L’ouvrage de Paillard pose un regard renouvelé sur certains éléments des tragédies de Sophocle et son intérêt pour les valeurs portées par les personnages et pour les interactions entre ces derniers apporte des perspectives intéressantes, notamment dans le chapitre consacré à Ulysse. On notera également le souci porté à la clarté du propos (notamment grâce aux conclusions régulières), ce qui rend la lecture agréable.
Toutefois, le livre n’est pas exempt de problèmes, lesquels nuisent souvent à l’adhésion aux thèses de l’auteur. On a ainsi plusieurs fois l’impression que l’on a procédé à des coupes trop importantes dans le manuscrit de thèse ; de ce fait, les justifications apparaissent trop rapides, et peinent à convaincre. Par exemple, on peut lire page 183 : « Moreover the metrical responsion between v. 391ff and v. 507ff works as a sign that the chorus is lying in the second passage as well » ; l’explication est complétée par une note de bas de page, qui ne donne qu’une référence bibliographique (« See Gardiner 1987, p. 29 »). De la même façon, on peut lire page 184, après un bref résumé des hypothèses proposées par la critique pour comprendre la cohérence d’un stasimon du Philoctète : « Gardiner deems the third hypothesis, advocated by Jebb, the least improbable, and it is indeed the hypothesis that provides the best explanation for this passage » ; on aurait souhaité que l’auteur expose les raisons pour lesquelles elle est d’accord avec Gardiner. La même impression qu’il manque des étapes du raisonnement apparaît pour les analyses des textes : Paillard passe beaucoup trop rapidement sur les extraits qu’elle traite, ne faisant parfois que relever une thème ou un mot. Il est sans doute important d’élaguer les études de texte trop scolaires et systématiques, mais ici les coupes sont visiblement trop importantes.
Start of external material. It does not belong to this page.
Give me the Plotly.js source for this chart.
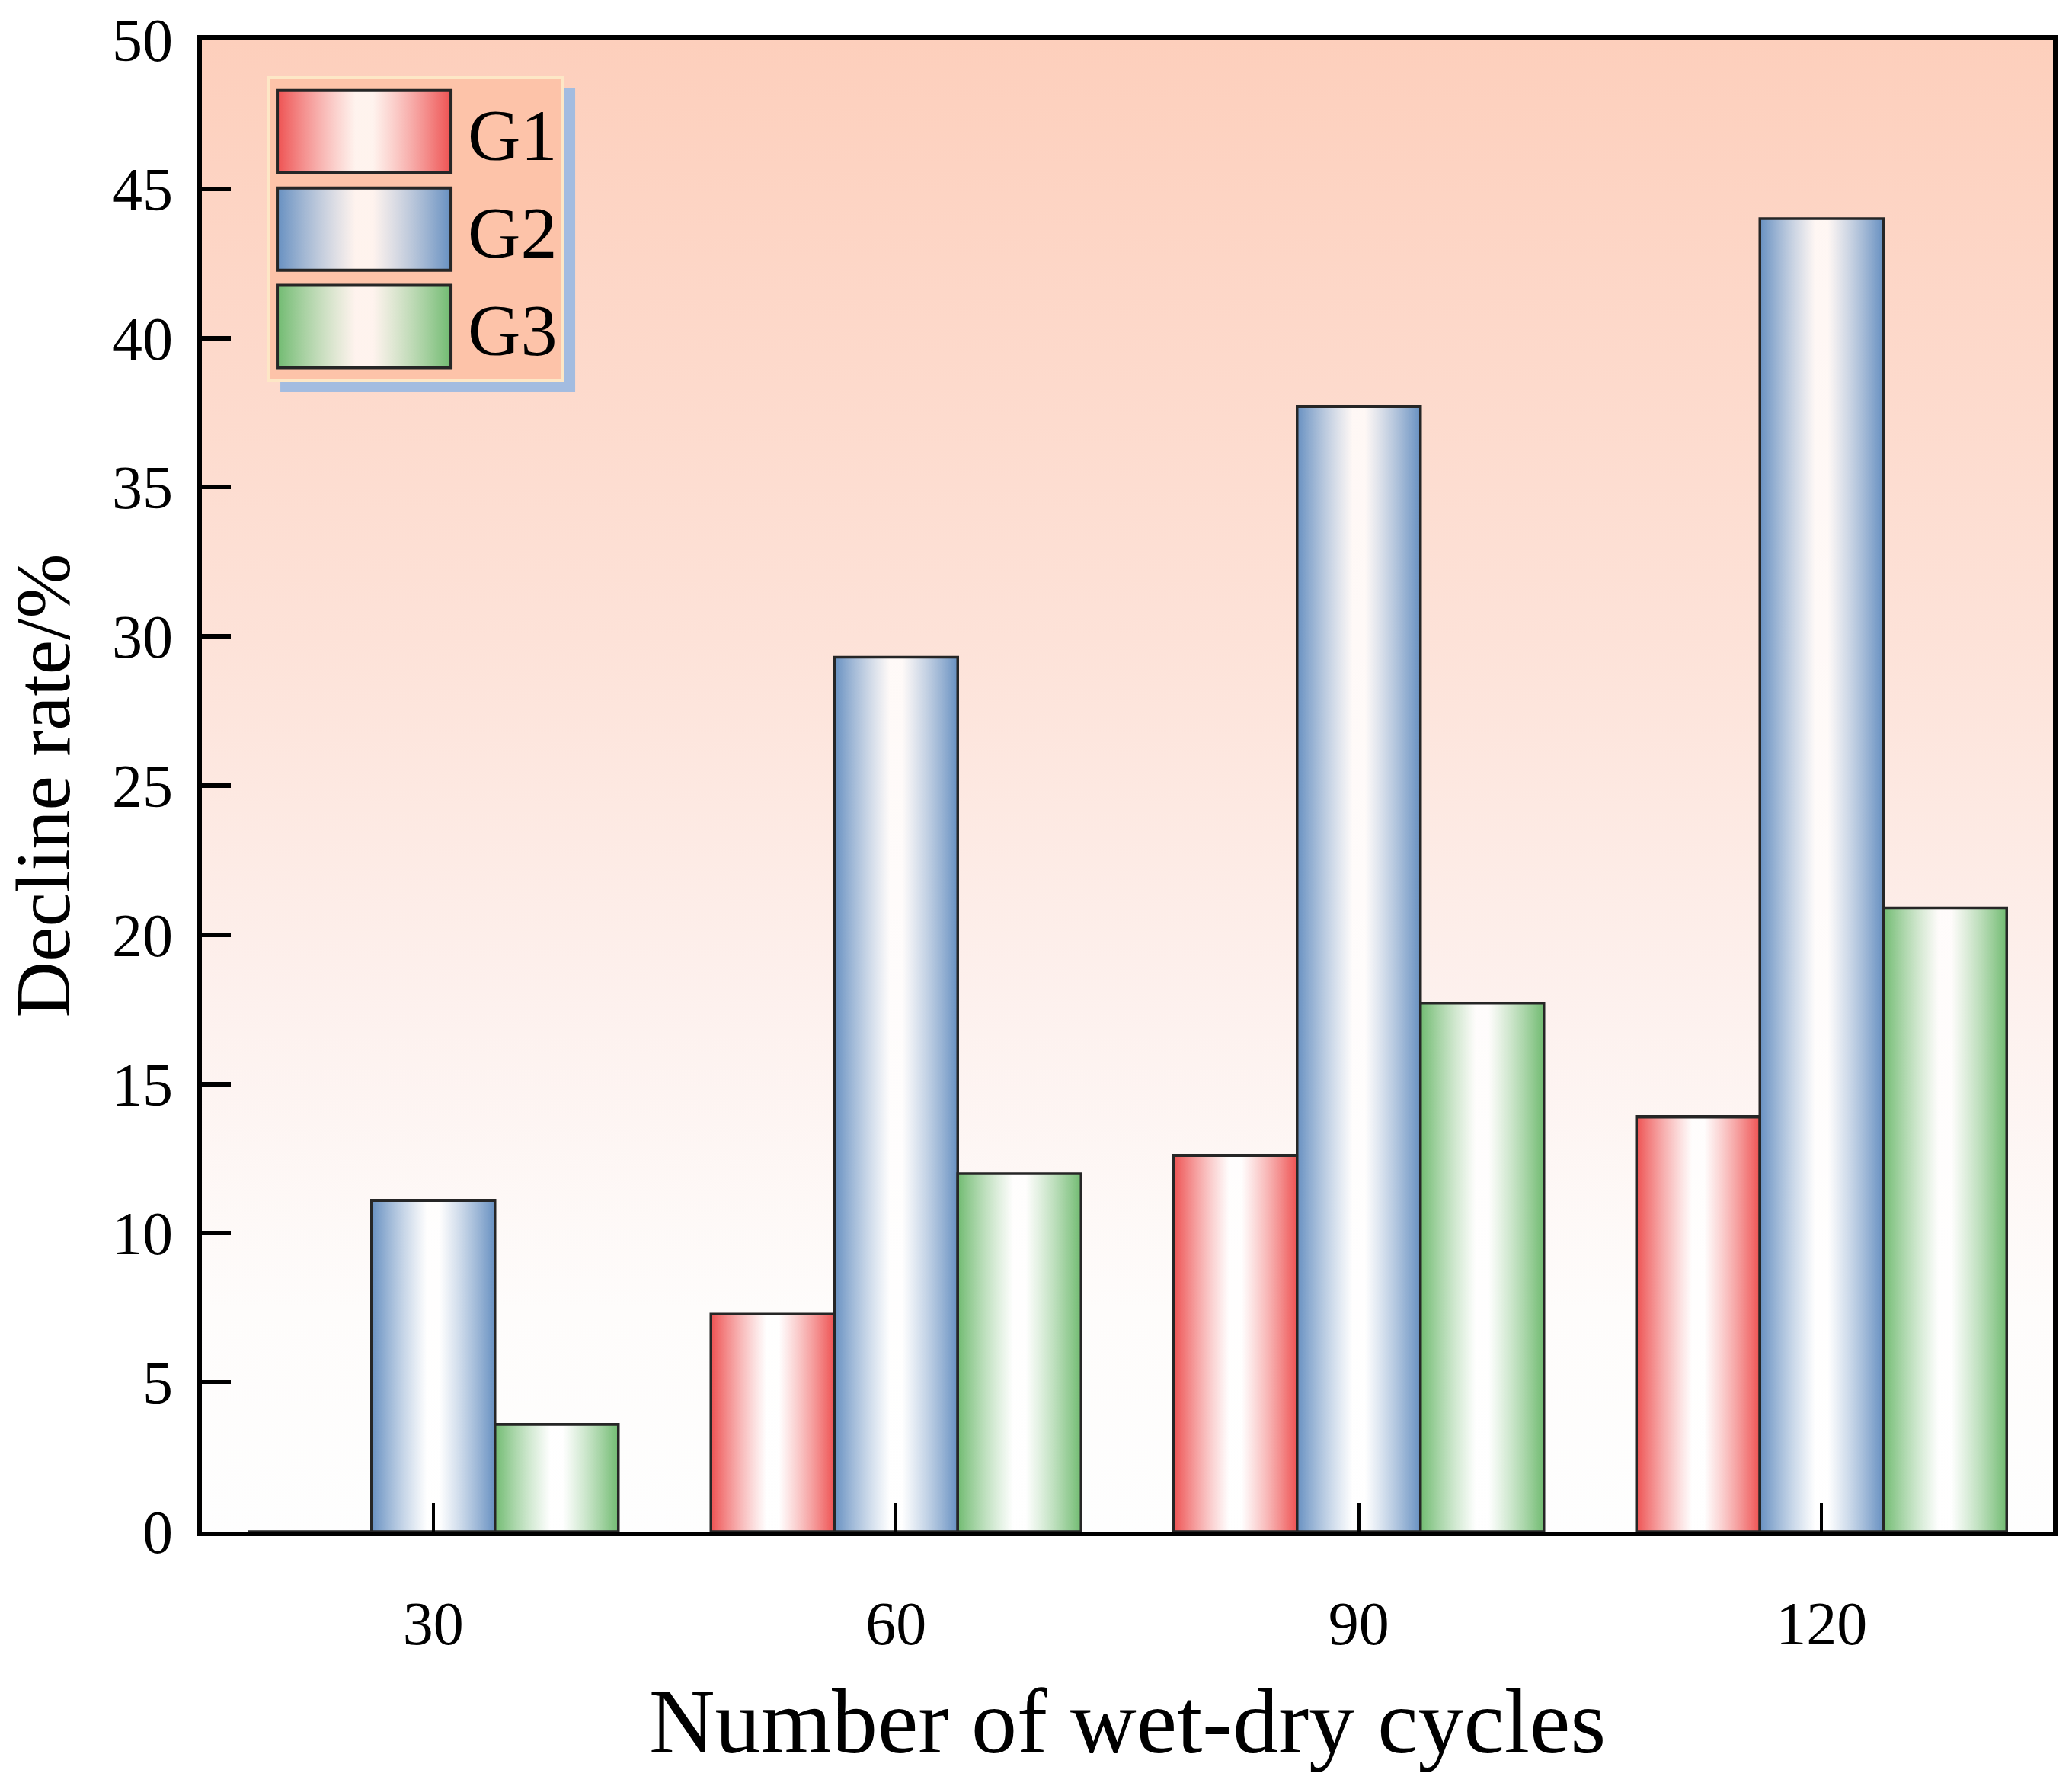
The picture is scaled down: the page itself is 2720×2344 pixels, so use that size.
<!DOCTYPE html>
<html>
<head>
<meta charset="utf-8">
<script src="https://cdn.plot.ly/plotly-3.0.1.min.js"></script>
<style>
html,body{margin:0;padding:0;background:#ffffff;}
#chart{width:2720px;height:2344px;}
</style>
</head>
<body>
<div id="chart"></div>
<script>
// ---- data ----
const categories = ['30', '60', '90', '120'];
const seriesNames = ['G1', 'G2', 'G3'];
const g1Values = [0, 7.3, 12.6, 13.9];
const g2Values = [11.1, 29.3, 37.7, 44.0];
const g3Values = [3.6, 12.0, 17.7, 20.9];
const yTickValues = [0, 5, 10, 15, 20, 25, 30, 35, 40, 45, 50];
const xTitle = 'Number of wet-dry cycles';
const yTitle = 'Decline rate/%';

// ---- styles ----
const FONT = '"Liberation Serif", "Times New Roman", Times, serif';
const edgeColors = ['#ee5252', '#6790c1', '#71bb71'];
const seriesValues = [g1Values, g2Values, g3Values];

const traces = seriesNames.map((name, i) => ({
  type: 'bar',
  name: name,
  x: categories,
  y: seriesValues[i],
  marker: { color: edgeColors[i], line: { color: '#262626', width: 3.5 } },
  hoverinfo: 'x+y+name'
}));

const axisCommon = {
  showline: true, linecolor: '#000000', linewidth: 6, mirror: true,
  ticks: 'inside', ticklen: 38, tickcolor: '#000000',
  showgrid: false, zeroline: false,
  tickfont: { family: FONT, size: 80, color: '#000000' }
};

const layout = {
  width: 2720, height: 2344,
  margin: { l: 265, r: 25, t: 52, b: 334, pad: 0 },
  paper_bgcolor: '#ffffff',
  plot_bgcolor: '#fde6dc',
  barmode: 'group', bargap: 0.2, bargroupgap: 0,
  showlegend: true,
  legend: {
    x: 0.035, y: 0.9755, xanchor: 'left', yanchor: 'top',
    bgcolor: '#fdc3a9', bordercolor: '#fde7c6', borderwidth: 4,
    font: { family: FONT, size: 96, color: '#000000' },
    itemwidth: 250, tracegroupgap: 0
  },
  xaxis: Object.assign({}, axisCommon, {
    type: 'category', categoryorder: 'array', categoryarray: categories,
    tickwidth: 4, ticklabelstandoff: 46,
    title: { text: xTitle, font: { family: FONT, size: 120, color: '#000000' }, standoff: 44 }
  }),
  yaxis: Object.assign({}, axisCommon, {
    range: [0, 50], tickmode: 'array', tickvals: yTickValues,
    tickwidth: 6, ticklabelstandoff: 16,
    title: { text: yTitle, font: { family: FONT, size: 102, color: '#000000' }, standoff: 26 }
  })
};

const NS = 'http://www.w3.org/2000/svg';
function makeGrad(defs, id, stops, vertical) {
  let g = document.getElementById(id);
  if (g) g.remove();
  g = document.createElementNS(NS, 'linearGradient');
  g.setAttribute('id', id);
  g.setAttribute('x1', '0'); g.setAttribute('y1', '0');
  g.setAttribute('x2', vertical ? '0' : '1'); g.setAttribute('y2', vertical ? '1' : '0');
  stops.forEach(s => {
    const st = document.createElementNS(NS, 'stop');
    st.setAttribute('offset', s[0]);
    st.setAttribute('stop-color', s[1]);
    st.setAttribute('stop-opacity', s[2] === undefined ? 1 : s[2]);
    g.appendChild(st);
  });
  defs.appendChild(g);
}

function decorate(gd) {
  const svg = gd.querySelector('svg.main-svg');
  let defs = svg.querySelector('defs');
  if (!defs) { defs = document.createElementNS(NS, 'defs'); svg.insertBefore(defs, svg.firstChild); }

  // background gradient
  makeGrad(defs, 'bgGrad', [[0, '#fdcfbc'], [0.4, '#fde2d8'], [0.65, '#fdf1ee'], [0.85, '#fefcfb'], [1, '#fefefe']], true);
  gd.querySelectorAll('.bglayer rect.bg').forEach(r => r.style.setProperty('fill', 'url(#bgGrad)'));

  // bar gradients
  seriesNames.forEach((n, i) => {
    makeGrad(defs, 'barGrad' + i, [[0, edgeColors[i]], [0.45, '#ffffff', 0.8], [0.55, '#ffffff', 0.8], [1, edgeColors[i]]], false);
  });
  gd.querySelectorAll('.barlayer g.trace').forEach((t, i) => {
    t.querySelectorAll('path').forEach(p => p.style.setProperty('fill', 'url(#barGrad' + i + ')'));
  });

  // legend symbols: wide gradient boxes
  const items = gd.querySelectorAll('.legend g.traces');
  items.forEach((item, i) => {
    const text = item.querySelector('text.legendtext');
    const path = item.querySelector('.legendpoints path');
    if (!text || !path) return;
    const inv = item.getCTM().inverse();
    const tM = inv.multiply(text.getCTM());
    const tb = text.getBBox();
    const textLeft = tb.x + tM.e;
    const pM = inv.multiply(path.getCTM());
    const x0 = 10 - pM.e, x1 = textLeft - 22 - pM.e;
    const h = 108;
    path.setAttribute('d', `M${x0},${-h / 2}H${x1}V${h / 2}H${x0}Z`);
    path.style.setProperty('fill', 'url(#barGrad' + i + ')');
    path.style.setProperty('stroke', '#262626');
    path.style.setProperty('stroke-width', '4px');
  });

  // legend shadow
  const lg = gd.querySelector('g.legend');
  if (lg) {
    const bg = lg.querySelector('rect.bg');
    const old = lg.querySelector('rect.legshadow');
    if (old) old.remove();
    if (bg) {
      const sh = document.createElementNS(NS, 'rect');
      sh.setAttribute('class', 'legshadow');
      const bx = parseFloat(bg.getAttribute('x')) || 0, by = parseFloat(bg.getAttribute('y')) || 0;
      sh.setAttribute('x', bx + 16); sh.setAttribute('y', by + 14);
      sh.setAttribute('width', bg.getAttribute('width'));
      sh.setAttribute('height', bg.getAttribute('height'));
      sh.setAttribute('fill', '#a3bce0');
      lg.insertBefore(sh, bg);
    }
  }
}

Plotly.newPlot('chart', traces, layout, { displayModeBar: false, responsive: false, staticPlot: true })
  .then(gd => decorate(gd));
</script>
</body>
</html>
Un autre problème est que l’auteur ne prend presque pas en compte des éléments comme la dimension rhétorique des propos des personnages (sauf, dit-elle, quand cela peut avoir une dimension politique – mais comment en juger a priori ?) ; elle laisse aussi beaucoup de côté les aspects dramaturgiques ou poétiques (notamment la possibilité d’une intertextualité avec Eschyle, en particulier pour l’ Electre).
En résumé, il s’agit d’une étude stimulante qui suscitera sans doute d’autres travaux sur le lien entre tragédie et politique ; toutefois, les justifications trop rapides et l’absence d’analyse de détail des textes l’empêchent d’être en l’état entièrement convaincante.